In today’s New York Times, David Brooks astutely points out that the challenge for GM is cultural, and not simply structural or financial. He notes:
On Jan. 21, 1988, a General Motors executive named Elmer Johnson wrote a brave and prophetic memo. Its main point was contained in this sentence: “We have vastly underestimated how deeply ingrained are the organizational and cultural rigidities that hamper our ability to execute.”
On Jan. 26, 2009, Rob Kleinbaum, a former G.M. employee and consultant, wrote his own memo. Kleinbaum’s argument was eerily similar: “It is apparent that unless G.M.’s culture is fundamentally changed, especially in North America, its true heart, G.M. will likely be back at the public trough again and again.”
In the final analysis, the challenge of leadership for our times is creating if not refocusing on our notion that we can accomplish things. Leaders have to take the responsibility for communal and organizational culture. Before anything else, they have to focus on the sense that we’ve regained our sense of cultural momentum, that we’ve overcome inertia and hesitation has been left behind.
Have you heard, “We have a can-do culture?” Or, “We have a culture that stays on top of things?” Sometimes momentum is a question of your ability to ingrain the culture of the group into the individual. In some organizations, you walk in and you immediately have the sense that they can run with the ball and go the distance. Such a culture is one of “drive.” Consider firefighters. Theirs is a culture full of tradition. They reinforce expected behavior through the stories of the heroic deeds of their brethren, by recounting pivotal events, important people and their actions. They tell and retell stories that subtly and not so subtly communicate how a firefighter is supposed to engage in that organization and that build a sense of belonging among its members. Firefighters take action and extraordinary risk because of their strong sense of mission. As a result, their focused drive saves lives. The most effective leaders of firefighters are able to sustain momentum by using the firefighter culture to inspire and deliver outstanding commitment and superior performance.
Imagine two groups with comparable resources. One group shows results, while the other can’t seem to get anything done. They start a lot of projects, but they finish nothing. They don’t have the capacity to go the distance. Sure, they may listen to the same CEO give the same call to action. But when it comes to implementing an agenda or demonstrating superior results, even though the teams have similar talent, a similar organization, “the B team” somehow falls short. Their agenda goes unfulfilled. You’ve seen plenty of examples of this. The new product launch, which was so highly touted, turns into a money pit. The reorganization that was supposed to improve customer satisfaction results in customer confusion. The rollout of a performance management system gets stuck in meeting paralysis. The best-laid plans become some of the worst-laid eggs.
In many of these cases, the X factor is cultural momentum. Using value and purpose, the leader of the “A team” created a sense of belonging, commitment, and collaboration among the group’s members. People relate to others in the group. They relate to the group as a whole. In a real sense, they define themselves in relation to the group and/or the initiative. This is the foundation of cultural momentum that will get this team through adversity.

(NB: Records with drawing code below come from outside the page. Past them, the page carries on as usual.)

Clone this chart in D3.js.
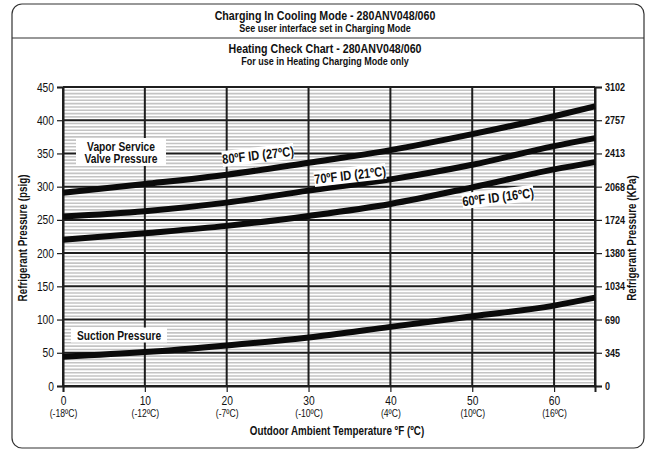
<!DOCTYPE html>
<html>
<head>
<meta charset="utf-8">
<script src="https://cdn.jsdelivr.net/npm/d3@7"></script>
<style>
  body { margin: 0; background: #fff; }
  text { font-family: "Liberation Sans", Arial, sans-serif; }
</style>
</head>
<body>
<svg id="chart" width="649" height="451"></svg>
<script>
// values (psig vs outdoor temp in F)
var temps   = [0, 10, 20, 30, 40, 50, 60, 65];
var id80    = [291, 304, 318, 336, 355, 379, 406, 421];
var id70    = [255, 263, 276, 294, 311, 333, 361, 373];
var id60    = [220, 230, 241, 256, 274, 299, 326, 337];
var suction = [44, 51, 61, 73, 89, 105, 121, 133];

var xTicks  = [0, 10, 20, 30, 40, 50, 60];
var xTickC  = ["(-18ºC)", "(-12ºC)", "(-7ºC)", "(-10ºC)", "(4ºC)", "(10ºC)", "(16ºC)"];
var psigTicks = [0, 50, 100, 150, 200, 250, 300, 350, 400, 450];
var kpaLabels = ["0", "345", "690", "1034", "1380", "1724", "2068", "2413", "2757", "3102"];

var NARROW = 0.82; // fake Arial Narrow by squeezing Liberation Sans

var svg = d3.select("#chart");

// squeeze a text element horizontally around its own anchor point
function squeeze(sel) {
  sel.each(function() {
    var t = d3.select(this);
    var tx = +t.attr("x") || 0, ty = +t.attr("y") || 0;
    var tr = t.attr("transform") || "";
    t.attr("x", 0).attr("y", 0)
      .attr("transform", tr + " translate(" + tx + "," + ty + ") scale(" + NARROW + ",1)");
  });
}

// outer frame + header
svg.append("rect")
  .attr("x", 12).attr("y", 4).attr("width", 632).attr("height", 444)
  .attr("rx", 10).attr("fill", "#fff").attr("stroke", "#333").attr("stroke-width", 1.2);
svg.append("line")
  .attr("x1", 12).attr("x2", 644).attr("y1", 38).attr("y2", 38)
  .attr("stroke", "#333").attr("stroke-width", 1.2);

function title(txt, y, size) {
  svg.append("text").attr("x", 325).attr("y", y).attr("text-anchor", "middle")
    .attr("font-size", size).attr("font-weight", "bold").attr("fill", "#111").text(txt)
    .call(squeeze);
}
title("Charging In Cooling Mode - 280ANV048/060", 20, 13);
title("See user interface set in Charging Mode", 32, 11);
title("Heating Check Chart - 280ANV048/060", 53, 13);
title("For use in Heating Charging Mode only", 65, 11);

var pLeft = 63, pRight = 595, pTop = 87, pBottom = 386;

var x = d3.scaleLinear().domain([0, 65]).range([pLeft, pRight]);
var y = d3.scaleLinear().domain([0, 450]).range([pBottom, pTop]);

// minor grid every 5 psig
var g = svg.append("g");
g.selectAll(".minor").data(d3.range(5, 450, 5).filter(function(d) { return d % 50 != 0; }))
  .enter().append("line")
  .attr("x1", pLeft).attr("x2", pRight)
  .attr("y1", function(d) { return y(d); }).attr("y2", function(d) { return y(d); })
  .attr("stroke", "#c4c4c4").attr("stroke-width", 1.6);

// major grid
g.selectAll(".hmaj").data(psigTicks).enter().append("line")
  .attr("x1", pLeft).attr("x2", pRight)
  .attr("y1", function(d) { return y(d); }).attr("y2", function(d) { return y(d); })
  .attr("stroke", "#1e1e1e").attr("stroke-width", 2);
g.selectAll(".vmaj").data(xTicks.concat([65])).enter().append("line")
  .attr("y1", pTop).attr("y2", pBottom)
  .attr("x1", function(d) { return x(d); }).attr("x2", function(d) { return x(d); })
  .attr("stroke", "#1e1e1e").attr("stroke-width", 2);

// axes
var yl = svg.append("g").attr("transform", "translate(" + pLeft + ",0)")
  .call(d3.axisLeft(y).tickValues(psigTicks).tickSize(6).tickPadding(3));
var yr = svg.append("g").attr("transform", "translate(" + pRight + ",0)")
  .call(d3.axisRight(y).tickValues(psigTicks).tickSize(7).tickPadding(3)
    .tickFormat(function(d, i) { return kpaLabels[i]; }));
var xb = svg.append("g").attr("transform", "translate(0," + pBottom + ")")
  .call(d3.axisBottom(x).tickValues(xTicks).tickSize(6).tickPadding(4));

[yl, yr, xb].forEach(function(a) {
  a.select(".domain").attr("stroke", "#1e1e1e").attr("stroke-width", 2);
  a.selectAll(".tick line").attr("stroke", "#1e1e1e").attr("stroke-width", 1.2);
  a.selectAll("text").attr("font-size", 12.5).attr("fill", "#111")
    .style("font-family", '"Liberation Sans", Arial, sans-serif');
});
yr.selectAll("text").attr("font-size", 11).attr("font-weight", "bold");

xb.selectAll(".tick").append("text")
  .attr("y", 31).attr("fill", "#111").attr("text-anchor", "middle")
  .attr("font-size", 10.5)
  .text(function(d, i) { return xTickC[i]; });

svg.selectAll(".tick text").call(squeeze);

// axis titles
function axisTitle(txt, tx, ty, rot) {
  svg.append("text")
    .attr("transform", "translate(" + tx + "," + ty + ") rotate(" + rot + ") scale(" + NARROW + ",1)")
    .attr("text-anchor", "middle").attr("font-size", 12).attr("font-weight", "bold")
    .attr("fill", "#111").text(txt);
}
axisTitle("Refrigerant Pressure (psig)", 27, 238, -90);
axisTitle("Refrigerant Pressure (KPa)", 636, 238, -90);
axisTitle("Outdoor Ambient Temperature ºF (ºC)", 337, 435, 0);

// curves
var line = d3.line()
  .x(function(d) { return x(d[0]); })
  .y(function(d) { return y(d[1]); })
  .curve(d3.curveMonotoneX);

[id80, id70, id60, suction].forEach(function(s) {
  svg.append("path")
    .datum(d3.zip(temps, s))
    .attr("fill", "none").attr("stroke", "#0a0a0a").attr("stroke-width", 6)
    .attr("d", line);
});

// labels with white boxes
function label(lines, cx, cy, rot, size, weight, w, h) {
  var lg = svg.append("g").attr("transform", "translate(" + cx + "," + cy + ") rotate(" + rot + ")");
  lg.append("rect").attr("x", -w / 2).attr("y", -h / 2).attr("width", w).attr("height", h)
    .attr("fill", "#fff");
  lines.forEach(function(t, i) {
    lg.append("text")
      .attr("transform", "translate(0," + ((i - (lines.length - 1) / 2) * 12 + size * 0.36) + ") scale(" + NARROW + ",1)")
      .attr("text-anchor", "middle").attr("font-size", size).attr("font-weight", weight)
      .attr("fill", "#111").text(t);
  });
}
label(["80ºF ID (27ºC)"], 258, 155, -6.5, 13.5, "bold", 72, 16);
label(["70ºF ID (21ºC)"], 350, 175, -6.5, 13.5, "bold", 72, 16);
label(["60ºF ID (16ºC)"], 498, 197, -7, 13.5, "bold", 72, 16);
label(["Vapor Service", "Valve Pressure"], 121, 152, 0, 12.5, "bold", 90, 28);
label(["Suction Pressure"], 119, 335, 0, 12.5, "bold", 96, 15);
</script>
</body>
</html>
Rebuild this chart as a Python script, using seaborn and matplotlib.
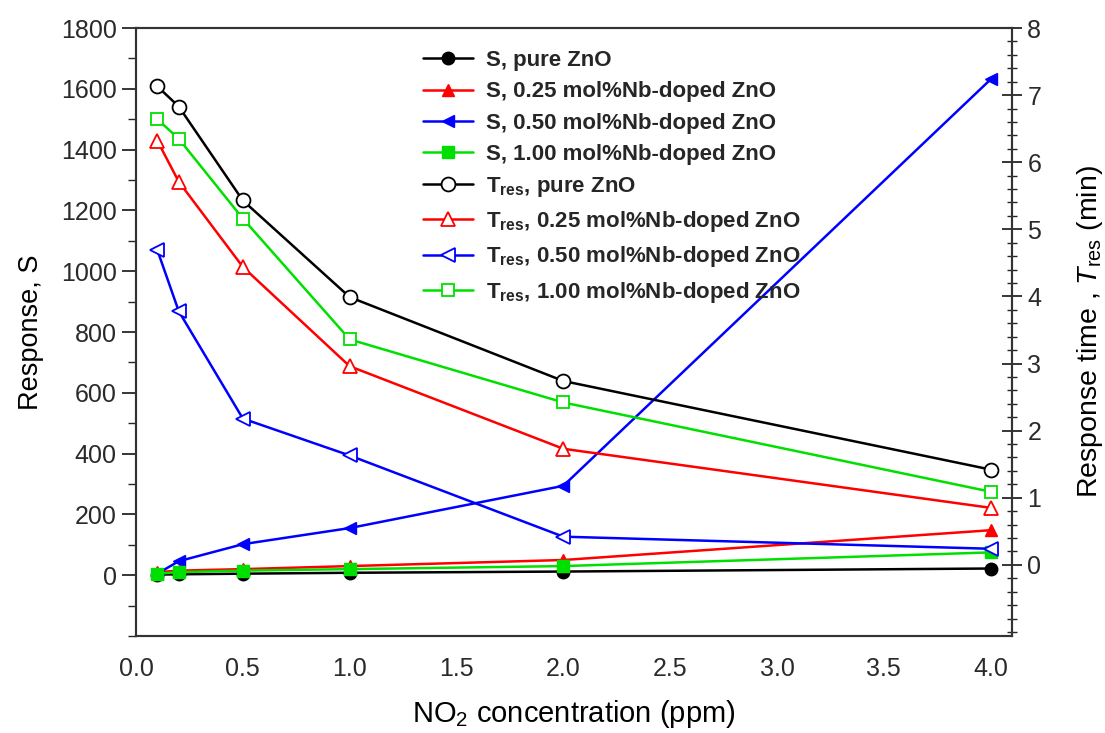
import matplotlib
matplotlib.use("Agg")
import matplotlib.pyplot as plt
from matplotlib.ticker import MultipleLocator
import seaborn as sns
import pandas as pd

sns.set_theme(style="white")
plt.rcParams["font.family"] = ["Liberation Sans", "DejaVu Sans"]
plt.rcParams["mathtext.fontset"] = "custom"
plt.rcParams["mathtext.rm"] = "Liberation Sans"
plt.rcParams["mathtext.it"] = "Liberation Sans:italic"
plt.rcParams["mathtext.bf"] = "Liberation Sans:bold"

# NO2 concentration (ppm)
conc = [0.1, 0.2, 0.5, 1.0, 2.0, 4.0]

# Response S
s_pure = [2, 3, 5, 8, 12, 22]
s_025 = [10, 15, 20, 30, 50, 148]
s_050 = [5, 46, 102, 155, 294, 1631]
s_100 = [5, 10, 15, 20, 30, 75]

# Response time T_res (min)
t_pure = [7.13, 6.83, 5.43, 3.99, 2.74, 1.42]
t_025 = [6.32, 5.71, 4.44, 2.96, 1.73, 0.85]
t_050 = [4.69, 3.78, 2.18, 1.63, 0.42, 0.24]
t_100 = [6.64, 6.35, 5.16, 3.36, 2.42, 1.09]

samples = ["pure ZnO", "0.25 mol%Nb-doped ZnO", "0.50 mol%Nb-doped ZnO", "1.00 mol%Nb-doped ZnO"]
colors = ["#000000", "#ff0000", "#0000ff", "#00e000"]
markers = ["o", "^", "<", "s"]

fig = plt.figure(figsize=(11.05, 7.33), dpi=100)
ax = fig.add_axes([136 / 1105, 1 - 636 / 733, (1012 - 136) / 1105, (636 - 28) / 733])
ax2 = ax.twinx()

handles = []
s_sets = [s_pure, s_025, s_050, s_100]
t_sets = [t_pure, t_025, t_050, t_100]

# filled markers: response on the left axis
for name, col, mk, vals in zip(samples, colors, markers, s_sets):
    ms = 9 if mk != "s" else 8
    df = pd.DataFrame({"conc": conc, "S": vals})
    sns.lineplot(data=df, x="conc", y="S", ax=ax, color=col, marker=mk,
                 markersize=ms, markerfacecolor=col, markeredgecolor=col,
                 markeredgewidth=1.0, linewidth=1.8, legend=False)
    handles.append((plt.Line2D([], [], color=col, marker=mk, markersize=ms,
                               mfc=col, mec=col, lw=1.8), "S, " + name))

# open markers: response time on the right axis
for name, col, mk, vals in zip(samples, colors, markers, t_sets):
    ms = 10 if mk != "s" else 9
    df = pd.DataFrame({"conc": conc, "T": vals})
    sns.lineplot(data=df, x="conc", y="T", ax=ax2, color=col, marker=mk,
                 markersize=ms, markerfacecolor="white", markeredgecolor=col,
                 markeredgewidth=1.3, linewidth=1.8, legend=False)
    handles.append((plt.Line2D([], [], color=col, marker=mk, markersize=ms,
                               mfc="white", mec=col, mew=1.3, lw=1.8),
                    r"T$_\mathregular{res}$, " + name))

ax.set_xlim(0, 4.1)
ax.set_ylim(-200, 1800)
ax2.set_ylim(-1.06, 8)

ax.xaxis.set_minor_locator(MultipleLocator(0.1))
ax.yaxis.set_minor_locator(MultipleLocator(100))
ax2.yaxis.set_minor_locator(MultipleLocator(0.2))

xt = [0, 0.5, 1.0, 1.5, 2.0, 2.5, 3.0, 3.5, 4.0]
ax.set_xticks(xt)
ax.set_xticklabels([f"{v:.1f}" for v in xt])
ax.set_yticks(range(0, 1801, 200))
ax2.set_yticks(range(0, 9))

tick_col = "#2a2a2a"
ax.tick_params(axis="x", which="major", direction="inout", length=14, width=1.3,
               labelsize=18, labelcolor=tick_col, pad=8)
ax.tick_params(axis="x", which="minor", direction="inout", length=7, width=1.0)
ax.tick_params(axis="y", which="major", direction="out", length=10, width=1.3,
               labelsize=18, labelcolor=tick_col, pad=4, left=True)
ax.tick_params(axis="y", which="minor", direction="out", length=6, width=1.0, left=True)
ax2.tick_params(axis="y", which="major", direction="inout", length=14, width=1.3,
                labelsize=18, labelcolor=tick_col, pad=4, right=True)
ax2.tick_params(axis="y", which="minor", direction="inout", length=7, width=1.0, right=True)

for a in (ax, ax2):
    for sp in a.spines.values():
        sp.set_color("#333333")
        sp.set_linewidth(1.5)

ax.set_xlabel(r"NO$_\mathregular{2}$ concentration (ppm)", fontsize=21, labelpad=12,
              color="black")
ax.set_ylabel("Response, S", fontsize=19.5, labelpad=12, color="black")
ax2.set_ylabel(r"Response time , $T_\mathregular{res}$ (min)", fontsize=20.5,
               labelpad=24, rotation=90, color="black")

ax2.legend([h for h, _ in handles], [l for _, l in handles],
           loc="upper left", bbox_to_anchor=(412 / 1105, 1 - 39 / 733),
           bbox_transform=fig.transFigure, frameon=False,
           prop={"weight": "bold", "size": 16}, handlelength=2.25,
           handletextpad=0.6, labelspacing=0.46, borderpad=0)

fig.savefig("out.png", dpi=100)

The leader of the “B team” is unable to build that sense of belonging and relatedness. On this “team,” people largely feel like individuals who happen to be clustered together, but they don’t have any deep feeling of belonging. When the agenda hits a bump in the road, members begin to question things. They point fingers. They criticize. They don’t rally together. This team will lose momentum quickly. And the source of the leak is the absence of a cohesive culture.
Steve Jobs is one of the great motivators and sustainers of cultural momentum. When he founded Apple, he built a culture of innovative thinking and a sense of belonging in the coalition battling “the dark side” of the PC industry. Apple’s early success was certainly due to its innovative design and its elegant and easy operating system. Its success was also due to Jobs’s ability to sustain cultural momentum—to maintain that sense of belonging to the “Apple cause” and to keep on battling even though Microsoft and IBM were becoming the industry standard.
Fast-forward to 1997. Jobs returned to Apple and re-infused the cultural momentum that the company lost under John Sculley, Mike Spindler, and Gilbert Amelio. One of his first moves was to launch the iMac line of computers. It was, arguably, Jobs’s ability to sustain Apple’s cultural momentum that got Jobs and the organization through hard times from 2000 to 2003 and to remain focused on its innovative capacities with the introduction of the iPod music player in 2001. By 2004, the iPod had reinvented Apple and had helped drive Apple’s stock price up five-fold. And through both his tenures, Jobs demonstrated the capacity to sustain Apple’s cultural momentum—to create and nurture “believers” in Apple’s products, its innovative capacity, and its commitment to “think different.”
When trying to sustain cultural momentum, you need to motivate your team. You have to constantly make people believe and accept the purpose and direction of your efforts. The managerially competent leader understands that a group’s culture should be strong enough to sustain commitment and identity, but not so strong that it creates an all-encompassing cult of enmeshed zombies. In sustaining cultural momentum you want to create an integrative, collective culture, but you do not want to destroy the capacity of people to reflect, deviate, and come up with creative alternatives.